Plumas blancas que Federico García Lorca había buscado en el corpiño de la mocita que se llevó al rio sin saber que era casada, aunque fuese con un marido perdedor, merecedor de todas las plumas blancas de cualquier reserva de cisnes.
Plumas blancas que Auguste Renoir habría plantado en el coqueto sombrero de una de sus novias del río, otro río, no el de Granada, que luego plasmó como recuerdo de amor en cuadros llenos de colores alegres o tal vez sencillamente ocultadores de miserias humanas.
Plumas blancas que te llenan de zozobra porque has comprendido, ya era hora, pobre perdedor, looser hemingwayano, que cada cual tiene la suya, o los suyas los menos afortunados, y que no sirven de regalo por bellas que sean, porque nadie las quiere.
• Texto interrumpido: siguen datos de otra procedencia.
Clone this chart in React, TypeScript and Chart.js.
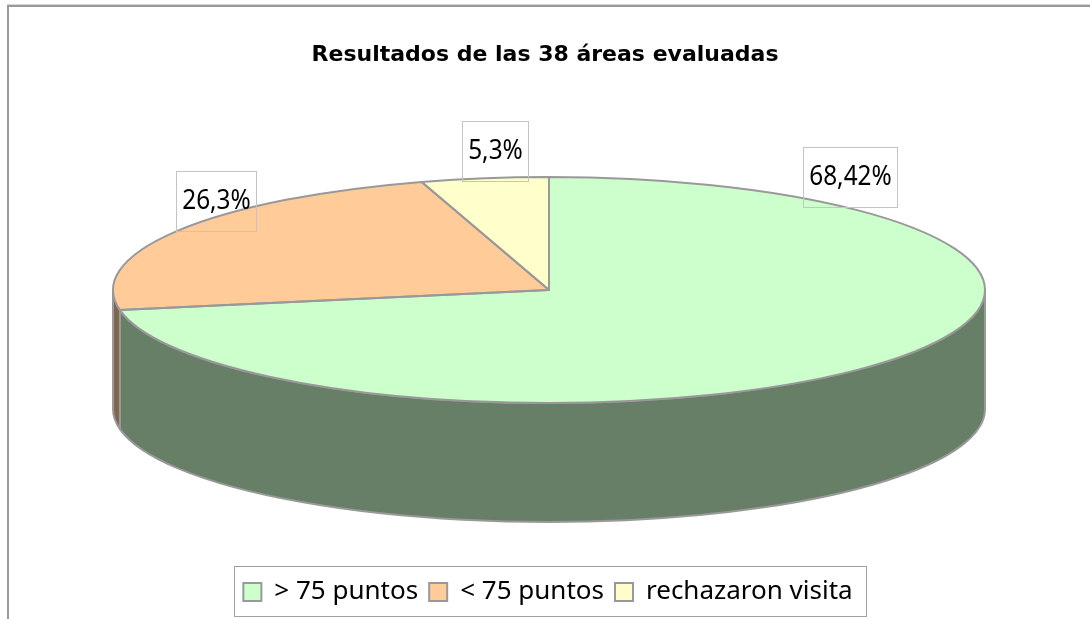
import React, { useEffect, useRef } from "react";
import { Chart, registerables } from "chart.js";

Chart.register(...registerables);

const titleText = "Resultados de las 38 áreas evaluadas";
const categories = ["> 75 puntos", "< 75 puntos", "rechazaron visita"];
const sliceValues = [68.42, 26.3, 5.3];
const topColors = ["#ccffcc", "#ffcc99", "#ffffcc"];
const wallColors = ["#667f66", "#80664d", "#80805f"];
const labelBoxes = [
  [803.5, 147.5, 94, 60],
  [176.5, 171.5, 80, 60],
  [462.5, 121.5, 66, 60],
];

const OUTLINE = "#999999";
const CX = 549;
const CY = 290;
const RX = 436;
const RY = 113;
const DEPTH = 119;
const VIEW_K = 0.214;
const VIEW_J = 0.054;
const LEGEND_SHIFT = 3;

// Excel's 3D view distorts sweep angles; apply a similar view projection.
const project = (a: number) => {
  const t = a + Math.PI / 2;
  return t - VIEW_K * Math.sin(t) + VIEW_J * Math.sin(2 * t) - Math.PI / 2;
};

const pie3d = {
  id: "pie3d",
  afterDatasetsUpdate(chart: any) {
    chart.getDatasetMeta(0).data.forEach((el: any) => {
      const s = project(el.startAngle);
      const e = project(el.endAngle);
      el.startAngle = s;
      el.endAngle = e;
      el.circumference = e - s;
    });
  },
  afterLayout(chart: any) {
    chart.legend.left += LEGEND_SHIFT;
    chart.legend.right += LEGEND_SHIFT;
  },
  beforeDraw(chart: any) {
    const { ctx } = chart;
    ctx.save();
    ctx.fillStyle = "#d8d8d8";
    ctx.fillRect(7, 4, 1083, 1);
    ctx.fillStyle = "#999999";
    ctx.fillRect(7, 5, 1083, 2);
    ctx.fillRect(7, 5, 2, 614);
    ctx.restore();
  },
  beforeDatasetsDraw(chart: any) {
    const { ctx } = chart;
    const arcs = chart.getDatasetMeta(0).data;
    ctx.save();
    ctx.lineWidth = 2;
    ctx.strokeStyle = OUTLINE;
    ctx.lineJoin = "round";
    arcs.forEach((el: any, i: number) => {
      const lo = Math.max(el.startAngle, 0);
      const hi = Math.min(el.endAngle, Math.PI);
      if (hi <= lo) return;
      ctx.beginPath();
      ctx.ellipse(CX, CY, RX, RY, 0, lo, hi);
      ctx.ellipse(CX, CY + DEPTH, RX, RY, 0, hi, lo, true);
      ctx.closePath();
      ctx.fillStyle = wallColors[i];
      ctx.fill();
      ctx.stroke();
    });
    ctx.restore();
    ctx.save();
    const el0 = arcs[0];
    ctx.translate(CX, CY);
    ctx.scale(RX / RY, 1);
    ctx.translate(-el0.x, -el0.y);
  },
  afterDatasetsDraw(chart: any) {
    const { ctx } = chart;
    ctx.restore();
    const arcs = chart.getDatasetMeta(0).data;
    ctx.save();
    ctx.lineWidth = 2;
    ctx.strokeStyle = OUTLINE;
    ctx.lineJoin = "round";
    arcs.forEach((el: any) => {
      ctx.beginPath();
      ctx.moveTo(CX, CY);
      ctx.ellipse(CX, CY, RX, RY, 0, el.startAngle, el.endAngle);
      ctx.closePath();
      ctx.stroke();
    });
    ctx.restore();
  },
  afterDraw(chart: any) {
    const { ctx } = chart;
    ctx.save();
    ctx.lineWidth = 1;
    ctx.strokeStyle = "#c4c4c4";
    ctx.fillStyle = "#000000";
    ctx.font = '28px "Noto Sans"';
    ctx.textAlign = "center";
    ctx.textBaseline = "middle";
    sliceValues.forEach((v, i) => {
      const [x, y, w, h] = labelBoxes[i];
      ctx.strokeRect(x, y, w, h);
      ctx.save();
      ctx.translate(x + w / 2, y + h / 2);
      ctx.scale(0.87, 1);
      ctx.fillText(String(v).replace(".", ",") + "%", 0, 0);
      ctx.restore();
    });
    const hb = chart.legend.legendHitBoxes;
    ctx.strokeStyle = "#a0a0a0";
    const left = hb[0].left + LEGEND_SHIFT - 12.5;
    const last = hb[hb.length - 1];
    ctx.strokeRect(
      Math.round(left) + 0.5,
      566.5,
      Math.round(last.left + LEGEND_SHIFT + last.width + 10.5 - left),
      50
    );
    ctx.restore();
  },
};

export default function App() {
  const ref = useRef<HTMLCanvasElement>(null);
  useEffect(() => {
    const chart = new Chart(ref.current!, {
      type: "pie",
      data: {
        labels: categories,
        datasets: [
          {
            data: sliceValues,
            backgroundColor: topColors,
            borderWidth: 0,
            radius: RY,
          } as any,
        ],
      },
      options: {
        responsive: false,
        animation: false,
        layout: { padding: { bottom: 4, top: 0, left: 0, right: 0 } },
        plugins: {
          tooltip: { enabled: false },
          title: {
            display: true,
            text: titleText,
            color: "#000000",
            font: { family: '"DejaVu Sans"', size: 22, weight: "bold" },
            padding: { top: 42, bottom: 10 },
          },
          legend: {
            display: true,
            position: "bottom",
            labels: {
              color: "#000000",
              font: { family: '"Noto Sans"', size: 26 },
              boxWidth: 18,
              boxHeight: 18,
              padding: 11,
              generateLabels: (c: any) =>
                (Chart as any).overrides.pie.plugins.legend.labels
                  .generateLabels(c)
                  .map((l: any) => ({ ...l, strokeStyle: OUTLINE, lineWidth: 2 })),
            },
          },
        },
      },
      plugins: [pie3d],
    } as any);
    return () => chart.destroy();
  }, []);
  return (
    <div style={{ position: "absolute", left: 0, top: 0, width: 1090, height: 619, background: "#fff" }}>
      <canvas ref={ref} width={1090} height={619} style={{ display: "block" }} />
    </div>
  );
}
Porque las plumas blancas siempre fueron, son y serán, el símbolo de un momento en que no supiste qué hacer cuando tu Miss Ethne quiso besarte y conservarte a su lado, lejos, muy lejos de aquella guerra contra indígenas desarrapados que tenía lugar creo que en Sudán.
No eres un perdedor. Un looser. Eres un pluma blanca.